In the listing that follows, count each line containing the string "chart" and report only the count.

DATA SHOWN
* * *
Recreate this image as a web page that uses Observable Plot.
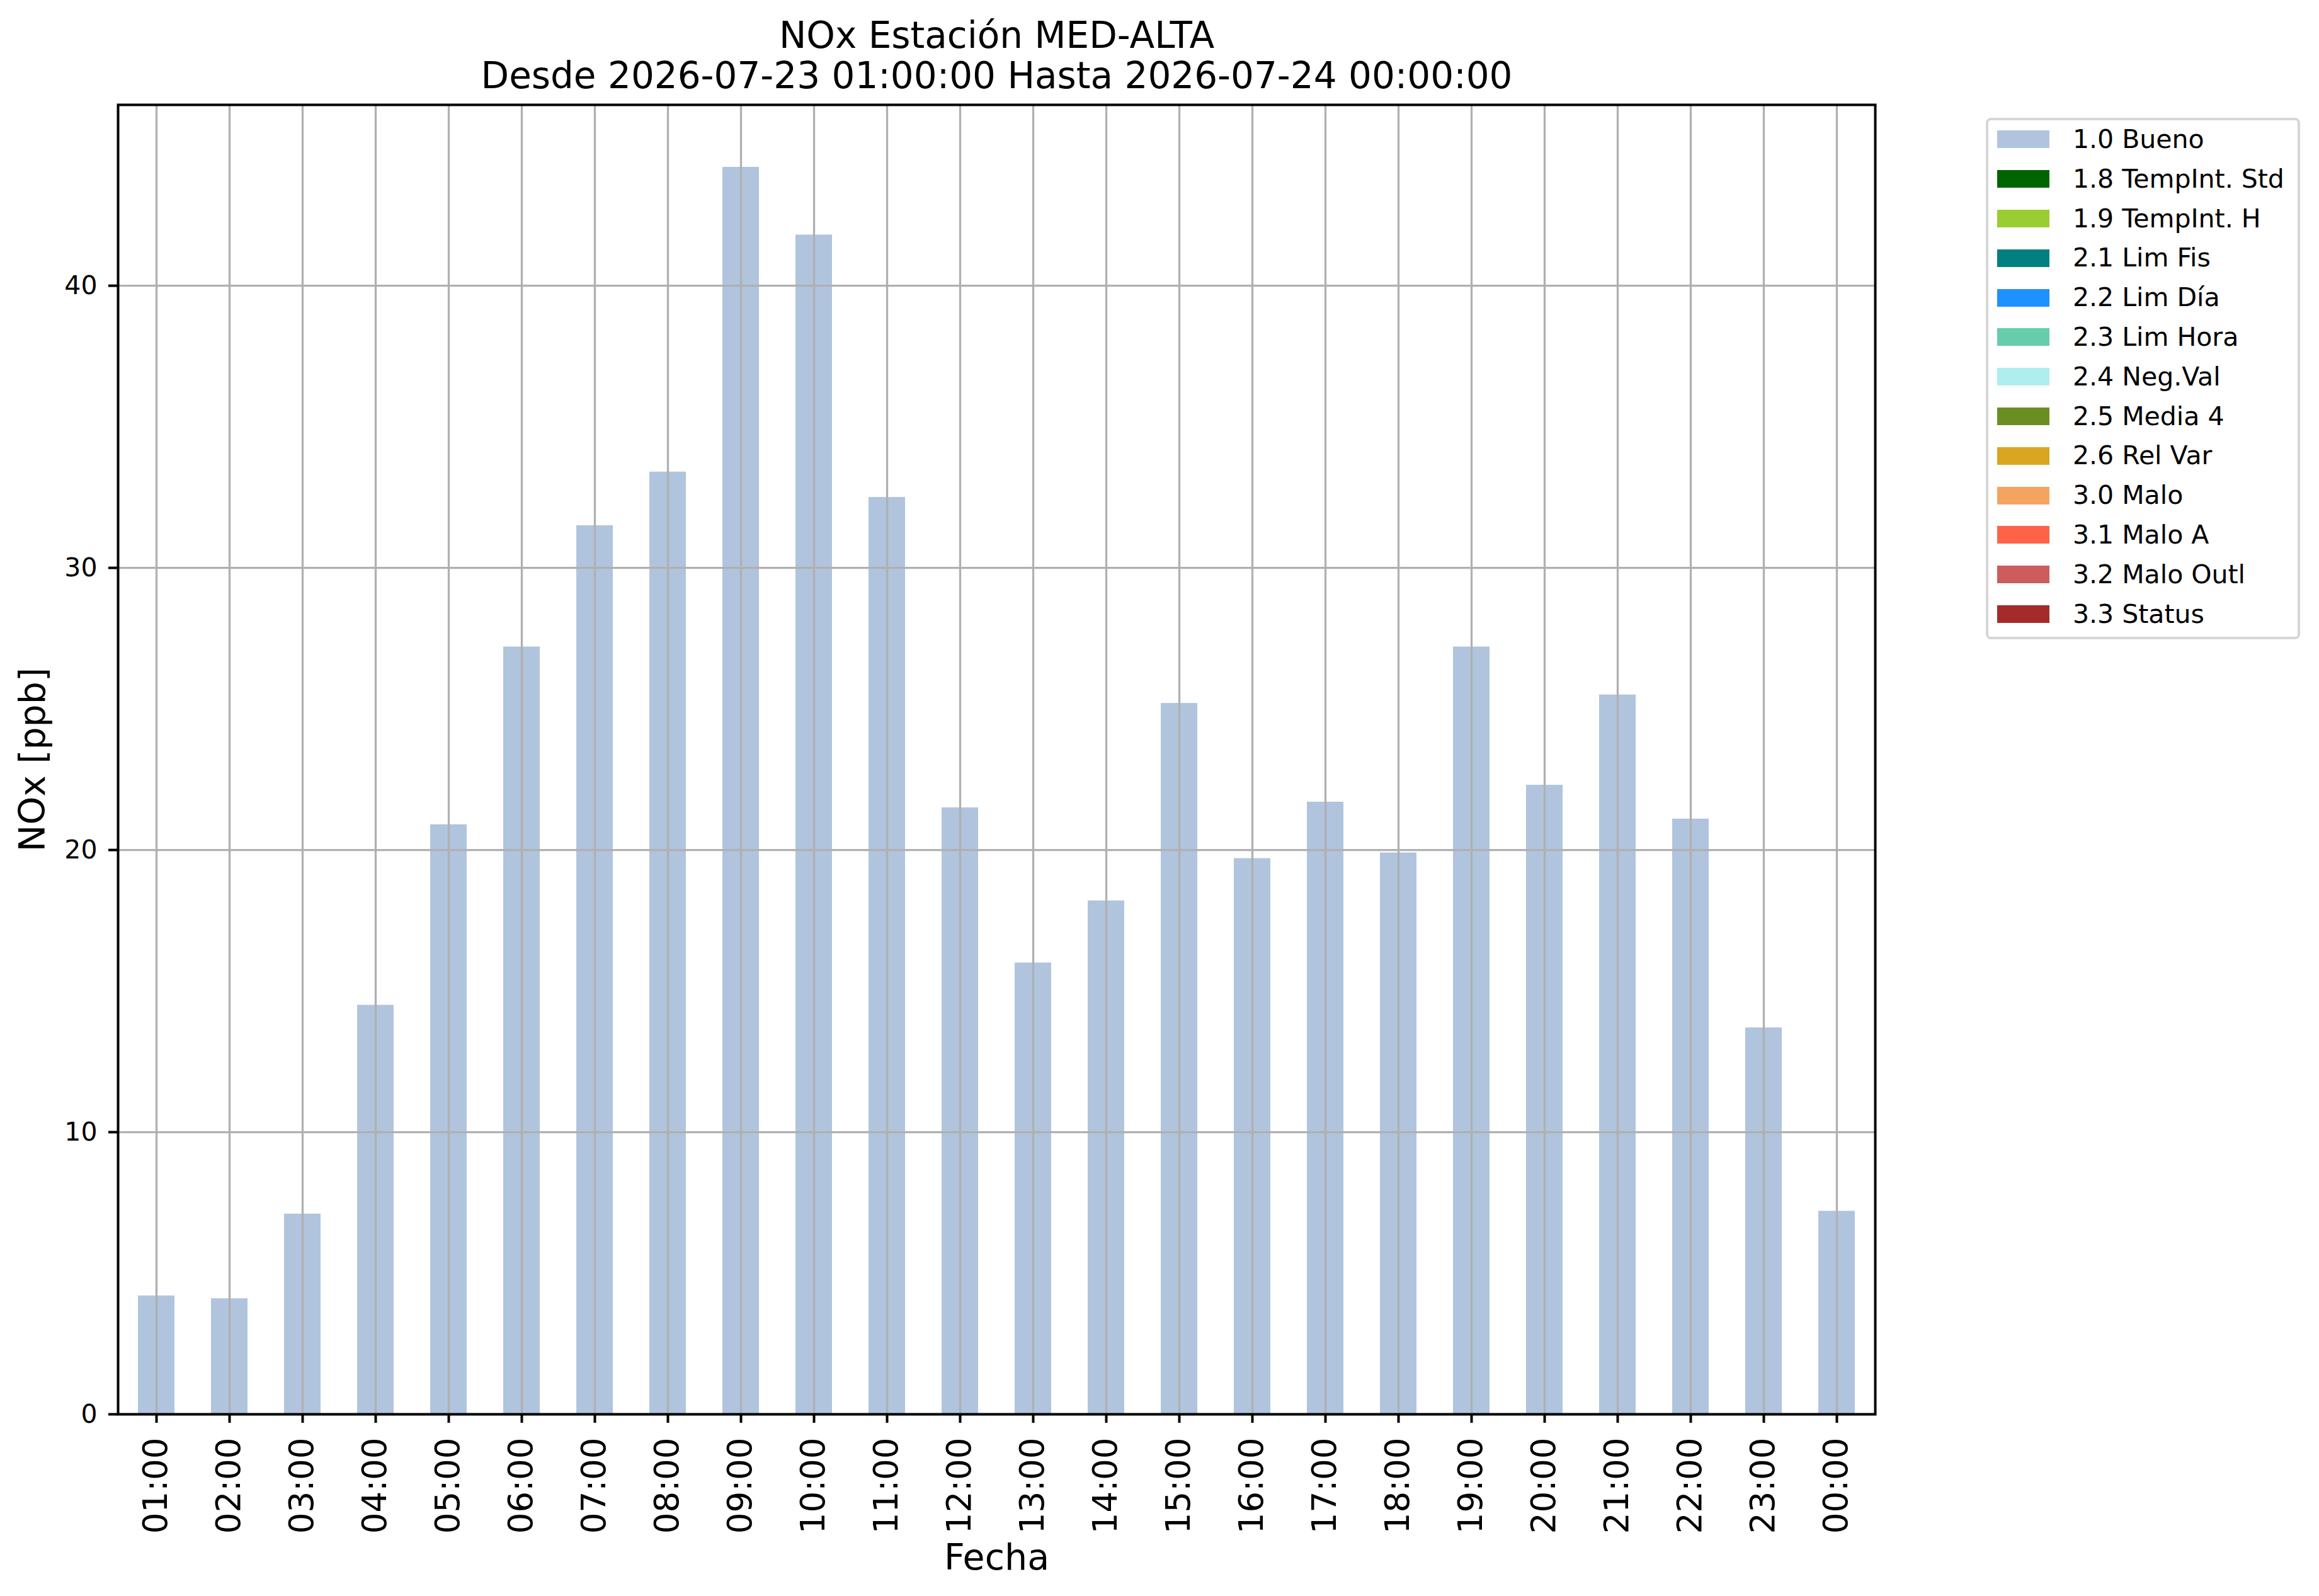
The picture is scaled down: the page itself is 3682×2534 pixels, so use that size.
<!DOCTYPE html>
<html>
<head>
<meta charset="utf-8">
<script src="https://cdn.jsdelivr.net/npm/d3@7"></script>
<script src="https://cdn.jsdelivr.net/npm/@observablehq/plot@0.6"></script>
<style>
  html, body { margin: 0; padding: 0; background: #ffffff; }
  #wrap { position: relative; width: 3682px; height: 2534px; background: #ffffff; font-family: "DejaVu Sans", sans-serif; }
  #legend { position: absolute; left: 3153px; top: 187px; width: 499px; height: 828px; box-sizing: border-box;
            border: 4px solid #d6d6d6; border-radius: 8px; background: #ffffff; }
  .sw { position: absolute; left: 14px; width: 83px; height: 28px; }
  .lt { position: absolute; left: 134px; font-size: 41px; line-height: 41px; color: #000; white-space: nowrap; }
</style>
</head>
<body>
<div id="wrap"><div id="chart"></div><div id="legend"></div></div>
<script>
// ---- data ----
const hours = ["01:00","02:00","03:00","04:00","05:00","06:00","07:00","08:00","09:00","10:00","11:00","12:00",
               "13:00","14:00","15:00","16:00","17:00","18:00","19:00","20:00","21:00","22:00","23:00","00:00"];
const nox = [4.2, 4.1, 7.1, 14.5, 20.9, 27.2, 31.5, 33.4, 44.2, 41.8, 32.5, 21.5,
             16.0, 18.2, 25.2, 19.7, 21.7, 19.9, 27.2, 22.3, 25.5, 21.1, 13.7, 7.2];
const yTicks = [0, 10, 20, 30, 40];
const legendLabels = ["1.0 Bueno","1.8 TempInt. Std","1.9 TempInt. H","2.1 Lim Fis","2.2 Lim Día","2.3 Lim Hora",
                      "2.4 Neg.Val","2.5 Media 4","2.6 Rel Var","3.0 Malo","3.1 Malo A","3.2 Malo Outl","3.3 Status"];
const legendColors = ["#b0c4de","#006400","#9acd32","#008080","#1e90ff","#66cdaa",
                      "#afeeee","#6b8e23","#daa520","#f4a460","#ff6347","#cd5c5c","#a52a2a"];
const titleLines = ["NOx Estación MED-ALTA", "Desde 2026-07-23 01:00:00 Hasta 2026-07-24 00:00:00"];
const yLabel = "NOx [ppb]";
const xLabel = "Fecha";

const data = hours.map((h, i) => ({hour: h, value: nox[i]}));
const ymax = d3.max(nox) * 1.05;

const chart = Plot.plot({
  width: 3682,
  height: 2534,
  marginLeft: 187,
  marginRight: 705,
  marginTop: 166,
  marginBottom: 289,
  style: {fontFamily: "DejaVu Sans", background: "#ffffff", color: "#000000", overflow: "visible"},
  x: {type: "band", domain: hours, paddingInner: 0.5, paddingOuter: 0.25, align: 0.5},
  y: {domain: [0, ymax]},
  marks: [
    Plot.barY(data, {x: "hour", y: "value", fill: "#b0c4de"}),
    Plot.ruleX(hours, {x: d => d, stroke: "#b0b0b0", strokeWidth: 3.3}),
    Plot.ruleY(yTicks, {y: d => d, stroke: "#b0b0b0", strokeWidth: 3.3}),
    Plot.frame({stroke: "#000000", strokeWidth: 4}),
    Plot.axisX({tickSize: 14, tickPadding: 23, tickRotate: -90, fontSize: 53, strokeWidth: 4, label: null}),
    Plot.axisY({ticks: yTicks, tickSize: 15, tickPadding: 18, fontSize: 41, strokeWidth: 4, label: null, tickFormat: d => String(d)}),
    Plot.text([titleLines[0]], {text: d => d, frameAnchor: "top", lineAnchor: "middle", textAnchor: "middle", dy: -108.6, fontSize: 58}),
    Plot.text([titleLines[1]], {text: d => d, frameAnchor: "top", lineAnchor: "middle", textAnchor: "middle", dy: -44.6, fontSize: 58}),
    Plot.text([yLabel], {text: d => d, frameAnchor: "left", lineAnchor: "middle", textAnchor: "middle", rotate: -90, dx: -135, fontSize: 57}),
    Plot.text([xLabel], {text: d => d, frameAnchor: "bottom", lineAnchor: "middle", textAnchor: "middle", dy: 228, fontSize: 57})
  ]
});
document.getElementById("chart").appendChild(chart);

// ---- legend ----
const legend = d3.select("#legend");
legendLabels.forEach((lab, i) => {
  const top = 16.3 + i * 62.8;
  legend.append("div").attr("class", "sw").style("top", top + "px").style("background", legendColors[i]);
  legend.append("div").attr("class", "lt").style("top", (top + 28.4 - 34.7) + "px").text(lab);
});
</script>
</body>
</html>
* * *
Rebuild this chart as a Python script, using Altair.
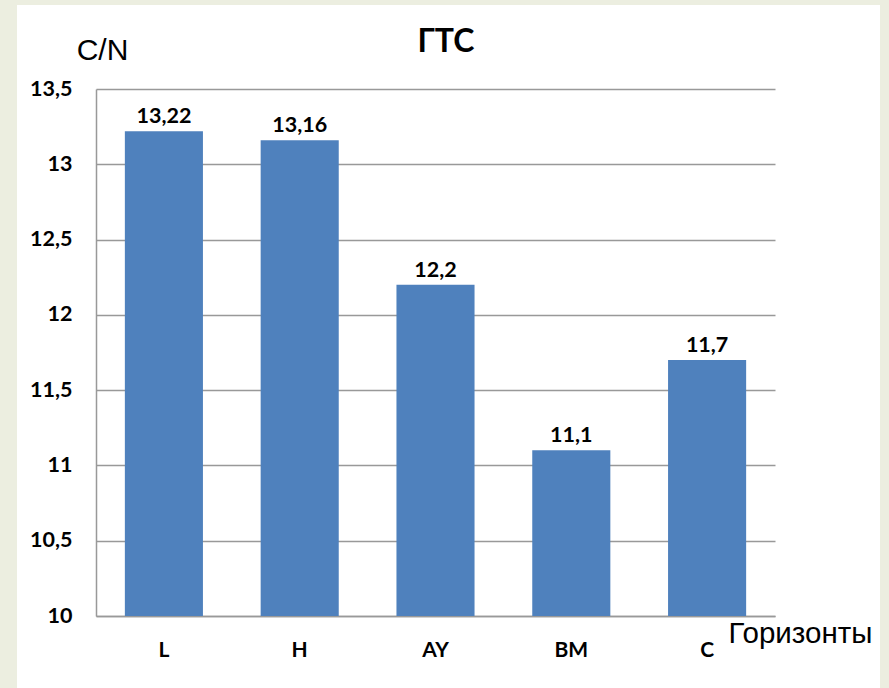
* * *
RESULT
4